▸ SET TASK
Reproduce exactly and only the lines running from the one with "Recreate this image" through the one with "plt.rcParams['font.family'] = ['Liberation", both end lines included.

▸ Items listed in a dataset
#####

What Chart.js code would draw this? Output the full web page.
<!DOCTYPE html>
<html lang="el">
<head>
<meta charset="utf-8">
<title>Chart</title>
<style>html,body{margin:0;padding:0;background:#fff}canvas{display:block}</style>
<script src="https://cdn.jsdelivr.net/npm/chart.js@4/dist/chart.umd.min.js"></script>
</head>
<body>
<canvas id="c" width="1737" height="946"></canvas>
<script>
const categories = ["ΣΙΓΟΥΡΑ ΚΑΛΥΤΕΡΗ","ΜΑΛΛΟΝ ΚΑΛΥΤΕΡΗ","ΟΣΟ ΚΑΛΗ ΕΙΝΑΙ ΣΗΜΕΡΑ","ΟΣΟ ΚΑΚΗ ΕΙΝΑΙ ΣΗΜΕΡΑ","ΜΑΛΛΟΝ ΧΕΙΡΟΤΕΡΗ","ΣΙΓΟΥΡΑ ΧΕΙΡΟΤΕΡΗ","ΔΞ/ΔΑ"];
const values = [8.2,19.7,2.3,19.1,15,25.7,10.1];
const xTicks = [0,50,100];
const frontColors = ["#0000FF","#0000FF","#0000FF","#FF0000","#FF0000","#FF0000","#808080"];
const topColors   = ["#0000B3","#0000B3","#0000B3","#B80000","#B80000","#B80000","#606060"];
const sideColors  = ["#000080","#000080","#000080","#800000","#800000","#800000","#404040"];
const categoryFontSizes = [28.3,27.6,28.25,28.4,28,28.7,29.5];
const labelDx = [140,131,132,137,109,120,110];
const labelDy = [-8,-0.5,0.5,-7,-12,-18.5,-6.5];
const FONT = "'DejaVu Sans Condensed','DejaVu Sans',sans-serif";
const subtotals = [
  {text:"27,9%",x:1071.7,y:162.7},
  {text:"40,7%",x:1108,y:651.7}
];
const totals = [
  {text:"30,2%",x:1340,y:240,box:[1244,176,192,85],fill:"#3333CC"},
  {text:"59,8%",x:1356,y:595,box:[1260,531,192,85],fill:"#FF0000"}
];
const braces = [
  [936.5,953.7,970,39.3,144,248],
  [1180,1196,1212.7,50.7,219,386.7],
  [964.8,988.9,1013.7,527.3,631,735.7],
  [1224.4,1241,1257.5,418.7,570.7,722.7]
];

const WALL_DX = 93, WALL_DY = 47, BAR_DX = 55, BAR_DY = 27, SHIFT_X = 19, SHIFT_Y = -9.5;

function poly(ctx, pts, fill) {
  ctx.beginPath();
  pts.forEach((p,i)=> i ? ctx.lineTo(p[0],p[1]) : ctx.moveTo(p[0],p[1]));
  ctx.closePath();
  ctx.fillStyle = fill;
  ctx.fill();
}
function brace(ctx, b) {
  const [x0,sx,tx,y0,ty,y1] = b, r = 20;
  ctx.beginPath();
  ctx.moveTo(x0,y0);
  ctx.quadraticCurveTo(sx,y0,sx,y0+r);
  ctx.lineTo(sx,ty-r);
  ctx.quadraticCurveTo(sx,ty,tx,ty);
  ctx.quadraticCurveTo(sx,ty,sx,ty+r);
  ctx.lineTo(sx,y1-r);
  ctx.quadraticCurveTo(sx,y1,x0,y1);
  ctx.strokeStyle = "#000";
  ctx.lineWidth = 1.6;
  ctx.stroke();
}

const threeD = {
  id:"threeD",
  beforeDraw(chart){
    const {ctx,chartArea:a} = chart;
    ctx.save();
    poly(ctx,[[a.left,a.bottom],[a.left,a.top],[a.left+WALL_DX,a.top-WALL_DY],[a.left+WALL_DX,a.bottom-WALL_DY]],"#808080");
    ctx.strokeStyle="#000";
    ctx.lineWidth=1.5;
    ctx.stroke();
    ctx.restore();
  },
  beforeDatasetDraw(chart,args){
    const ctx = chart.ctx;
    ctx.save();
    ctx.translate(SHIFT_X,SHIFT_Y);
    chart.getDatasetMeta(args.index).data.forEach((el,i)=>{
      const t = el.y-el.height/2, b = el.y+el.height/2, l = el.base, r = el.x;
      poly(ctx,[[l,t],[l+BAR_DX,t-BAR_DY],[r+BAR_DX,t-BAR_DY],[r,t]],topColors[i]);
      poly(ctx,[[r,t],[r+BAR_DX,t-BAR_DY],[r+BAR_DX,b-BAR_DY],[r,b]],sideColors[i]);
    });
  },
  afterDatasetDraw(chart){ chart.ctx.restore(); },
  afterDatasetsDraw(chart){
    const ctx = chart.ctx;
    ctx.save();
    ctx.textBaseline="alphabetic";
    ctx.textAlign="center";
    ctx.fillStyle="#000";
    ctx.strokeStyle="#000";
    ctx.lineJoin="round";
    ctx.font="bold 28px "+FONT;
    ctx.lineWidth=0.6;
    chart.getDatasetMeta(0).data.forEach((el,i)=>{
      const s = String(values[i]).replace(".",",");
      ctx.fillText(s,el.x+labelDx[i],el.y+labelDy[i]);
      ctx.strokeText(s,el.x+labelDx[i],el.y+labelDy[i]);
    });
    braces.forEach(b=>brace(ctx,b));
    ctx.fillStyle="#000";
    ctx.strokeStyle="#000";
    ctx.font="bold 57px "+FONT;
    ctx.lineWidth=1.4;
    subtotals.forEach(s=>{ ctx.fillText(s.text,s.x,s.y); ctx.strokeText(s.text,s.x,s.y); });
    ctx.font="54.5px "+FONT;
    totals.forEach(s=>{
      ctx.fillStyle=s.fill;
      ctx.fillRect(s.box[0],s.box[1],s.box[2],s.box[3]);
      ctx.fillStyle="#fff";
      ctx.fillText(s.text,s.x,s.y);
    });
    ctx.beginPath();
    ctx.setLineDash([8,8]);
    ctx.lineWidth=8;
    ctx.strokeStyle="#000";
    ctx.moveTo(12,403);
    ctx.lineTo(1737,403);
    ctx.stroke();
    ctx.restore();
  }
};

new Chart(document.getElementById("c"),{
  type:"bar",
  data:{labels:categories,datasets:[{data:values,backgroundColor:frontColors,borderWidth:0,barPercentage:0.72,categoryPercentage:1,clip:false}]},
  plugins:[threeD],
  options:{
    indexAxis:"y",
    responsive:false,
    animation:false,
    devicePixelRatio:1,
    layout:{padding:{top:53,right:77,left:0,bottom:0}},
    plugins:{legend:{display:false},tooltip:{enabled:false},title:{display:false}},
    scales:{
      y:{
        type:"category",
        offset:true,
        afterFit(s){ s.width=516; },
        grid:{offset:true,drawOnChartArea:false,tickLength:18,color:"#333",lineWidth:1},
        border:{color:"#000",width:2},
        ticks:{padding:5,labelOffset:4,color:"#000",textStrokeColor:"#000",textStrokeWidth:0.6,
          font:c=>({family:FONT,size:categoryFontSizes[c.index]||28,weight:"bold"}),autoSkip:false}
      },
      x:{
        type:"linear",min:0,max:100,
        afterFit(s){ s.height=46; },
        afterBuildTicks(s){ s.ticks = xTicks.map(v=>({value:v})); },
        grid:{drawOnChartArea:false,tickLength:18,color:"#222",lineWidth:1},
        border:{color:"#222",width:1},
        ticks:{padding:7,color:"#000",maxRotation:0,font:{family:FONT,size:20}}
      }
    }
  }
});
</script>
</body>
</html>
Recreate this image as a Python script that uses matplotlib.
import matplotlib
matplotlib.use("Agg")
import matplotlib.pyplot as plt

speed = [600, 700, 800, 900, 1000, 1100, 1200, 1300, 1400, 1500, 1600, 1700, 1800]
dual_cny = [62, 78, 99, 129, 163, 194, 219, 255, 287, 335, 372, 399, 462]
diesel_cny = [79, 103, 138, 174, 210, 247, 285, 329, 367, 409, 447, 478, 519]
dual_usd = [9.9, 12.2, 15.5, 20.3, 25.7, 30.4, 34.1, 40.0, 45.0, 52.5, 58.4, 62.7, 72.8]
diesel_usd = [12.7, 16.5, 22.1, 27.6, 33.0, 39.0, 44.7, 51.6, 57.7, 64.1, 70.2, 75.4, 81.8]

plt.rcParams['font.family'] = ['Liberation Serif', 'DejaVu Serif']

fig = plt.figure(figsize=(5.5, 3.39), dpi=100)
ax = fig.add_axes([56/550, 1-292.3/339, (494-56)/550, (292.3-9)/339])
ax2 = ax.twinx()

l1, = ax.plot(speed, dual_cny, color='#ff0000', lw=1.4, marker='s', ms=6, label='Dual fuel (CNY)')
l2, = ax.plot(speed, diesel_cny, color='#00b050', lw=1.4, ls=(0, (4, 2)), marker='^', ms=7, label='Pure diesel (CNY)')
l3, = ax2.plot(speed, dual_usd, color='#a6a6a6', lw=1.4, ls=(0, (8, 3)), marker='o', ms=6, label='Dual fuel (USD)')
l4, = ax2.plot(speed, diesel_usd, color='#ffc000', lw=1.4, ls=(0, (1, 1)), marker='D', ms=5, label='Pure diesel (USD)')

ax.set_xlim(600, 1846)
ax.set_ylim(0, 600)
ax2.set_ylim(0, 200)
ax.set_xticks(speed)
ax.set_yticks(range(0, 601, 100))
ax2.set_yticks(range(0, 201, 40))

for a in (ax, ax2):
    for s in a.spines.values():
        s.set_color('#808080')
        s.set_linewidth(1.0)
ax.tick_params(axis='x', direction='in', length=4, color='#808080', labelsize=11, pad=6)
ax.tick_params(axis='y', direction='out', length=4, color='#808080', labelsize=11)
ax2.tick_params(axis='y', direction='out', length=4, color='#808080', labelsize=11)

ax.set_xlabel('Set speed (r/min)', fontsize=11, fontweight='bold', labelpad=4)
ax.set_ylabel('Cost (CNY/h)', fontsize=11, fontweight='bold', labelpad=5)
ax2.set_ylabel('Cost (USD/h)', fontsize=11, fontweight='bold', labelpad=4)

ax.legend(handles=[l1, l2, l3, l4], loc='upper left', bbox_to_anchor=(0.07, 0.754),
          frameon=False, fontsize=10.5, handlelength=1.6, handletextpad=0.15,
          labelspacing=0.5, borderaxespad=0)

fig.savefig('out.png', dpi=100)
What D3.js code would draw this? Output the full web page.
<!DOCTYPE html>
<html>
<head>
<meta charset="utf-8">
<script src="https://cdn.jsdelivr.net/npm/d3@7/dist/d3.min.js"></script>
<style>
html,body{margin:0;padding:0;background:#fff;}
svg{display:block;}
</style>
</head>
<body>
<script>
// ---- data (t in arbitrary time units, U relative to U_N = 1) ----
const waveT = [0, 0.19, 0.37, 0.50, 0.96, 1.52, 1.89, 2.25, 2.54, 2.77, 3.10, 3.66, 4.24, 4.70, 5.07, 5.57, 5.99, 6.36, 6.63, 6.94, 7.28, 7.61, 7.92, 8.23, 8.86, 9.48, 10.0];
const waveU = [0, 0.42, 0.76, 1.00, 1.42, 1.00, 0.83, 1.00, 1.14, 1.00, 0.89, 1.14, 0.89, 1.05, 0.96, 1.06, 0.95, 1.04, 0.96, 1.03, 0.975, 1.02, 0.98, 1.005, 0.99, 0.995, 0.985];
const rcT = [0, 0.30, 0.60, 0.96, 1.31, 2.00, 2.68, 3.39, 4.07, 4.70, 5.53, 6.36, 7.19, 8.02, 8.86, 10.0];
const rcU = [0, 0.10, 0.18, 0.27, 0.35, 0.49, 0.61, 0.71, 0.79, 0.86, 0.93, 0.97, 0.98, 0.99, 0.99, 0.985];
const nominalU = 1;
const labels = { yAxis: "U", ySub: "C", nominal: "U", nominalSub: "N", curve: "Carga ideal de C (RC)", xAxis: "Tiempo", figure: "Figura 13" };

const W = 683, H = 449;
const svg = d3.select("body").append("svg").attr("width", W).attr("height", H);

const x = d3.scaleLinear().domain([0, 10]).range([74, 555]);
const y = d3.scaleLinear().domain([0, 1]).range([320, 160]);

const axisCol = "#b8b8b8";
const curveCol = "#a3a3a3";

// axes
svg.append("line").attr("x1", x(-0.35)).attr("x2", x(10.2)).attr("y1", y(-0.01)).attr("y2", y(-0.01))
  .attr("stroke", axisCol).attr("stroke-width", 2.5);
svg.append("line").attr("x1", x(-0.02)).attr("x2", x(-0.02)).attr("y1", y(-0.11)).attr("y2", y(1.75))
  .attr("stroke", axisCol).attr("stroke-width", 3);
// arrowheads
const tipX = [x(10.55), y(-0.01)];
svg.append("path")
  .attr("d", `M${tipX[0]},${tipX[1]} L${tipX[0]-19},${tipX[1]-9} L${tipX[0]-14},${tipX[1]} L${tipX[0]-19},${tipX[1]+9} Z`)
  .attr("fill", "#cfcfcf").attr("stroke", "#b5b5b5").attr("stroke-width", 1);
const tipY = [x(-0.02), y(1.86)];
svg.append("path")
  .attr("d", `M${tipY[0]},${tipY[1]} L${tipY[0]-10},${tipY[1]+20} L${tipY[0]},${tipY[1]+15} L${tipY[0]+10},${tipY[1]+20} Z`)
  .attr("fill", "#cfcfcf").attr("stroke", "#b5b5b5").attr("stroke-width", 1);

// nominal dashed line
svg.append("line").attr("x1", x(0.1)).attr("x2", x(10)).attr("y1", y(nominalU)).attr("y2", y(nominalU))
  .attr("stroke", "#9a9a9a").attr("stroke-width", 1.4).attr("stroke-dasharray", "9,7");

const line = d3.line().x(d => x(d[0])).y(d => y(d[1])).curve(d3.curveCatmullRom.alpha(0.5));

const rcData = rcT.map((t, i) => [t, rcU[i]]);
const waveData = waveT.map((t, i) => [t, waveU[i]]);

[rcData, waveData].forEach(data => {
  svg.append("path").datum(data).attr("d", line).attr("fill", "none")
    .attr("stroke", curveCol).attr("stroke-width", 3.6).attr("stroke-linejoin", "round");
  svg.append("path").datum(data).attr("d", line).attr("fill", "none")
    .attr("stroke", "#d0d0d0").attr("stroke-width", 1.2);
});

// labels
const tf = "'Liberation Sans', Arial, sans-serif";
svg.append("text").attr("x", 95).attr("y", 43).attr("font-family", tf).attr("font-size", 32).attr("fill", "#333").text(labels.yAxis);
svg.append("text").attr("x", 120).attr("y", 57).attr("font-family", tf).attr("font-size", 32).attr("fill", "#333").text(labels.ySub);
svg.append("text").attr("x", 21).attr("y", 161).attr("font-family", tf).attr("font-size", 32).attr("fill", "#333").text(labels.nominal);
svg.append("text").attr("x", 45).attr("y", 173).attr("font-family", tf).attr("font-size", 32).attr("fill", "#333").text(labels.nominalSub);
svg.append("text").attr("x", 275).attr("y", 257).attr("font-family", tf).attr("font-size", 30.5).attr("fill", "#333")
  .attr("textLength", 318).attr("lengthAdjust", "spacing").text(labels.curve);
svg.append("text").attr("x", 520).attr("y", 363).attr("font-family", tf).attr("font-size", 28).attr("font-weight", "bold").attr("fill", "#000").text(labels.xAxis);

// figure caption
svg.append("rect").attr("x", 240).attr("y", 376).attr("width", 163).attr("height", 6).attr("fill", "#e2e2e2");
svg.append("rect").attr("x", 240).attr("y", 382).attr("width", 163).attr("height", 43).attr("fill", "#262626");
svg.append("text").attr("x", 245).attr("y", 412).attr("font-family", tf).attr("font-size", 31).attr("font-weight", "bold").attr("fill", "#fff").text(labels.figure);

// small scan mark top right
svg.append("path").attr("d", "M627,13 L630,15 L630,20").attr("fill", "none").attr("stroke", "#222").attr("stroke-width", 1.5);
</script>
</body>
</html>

#####

▸ PROBLEM SOLUTION
Recreate this image as a Python script that uses matplotlib.
import matplotlib
matplotlib.use("Agg")
import matplotlib.pyplot as plt

speed = [600, 700, 800, 900, 1000, 1100, 1200, 1300, 1400, 1500, 1600, 1700, 1800]
dual_cny = [62, 78, 99, 129, 163, 194, 219, 255, 287, 335, 372, 399, 462]
diesel_cny = [79, 103, 138, 174, 210, 247, 285, 329, 367, 409, 447, 478, 519]
dual_usd = [9.9, 12.2, 15.5, 20.3, 25.7, 30.4, 34.1, 40.0, 45.0, 52.5, 58.4, 62.7, 72.8]
diesel_usd = [12.7, 16.5, 22.1, 27.6, 33.0, 39.0, 44.7, 51.6, 57.7, 64.1, 70.2, 75.4, 81.8]

plt.rcParams['font.family'] = ['Liberation Serif', 'DejaVu Serif']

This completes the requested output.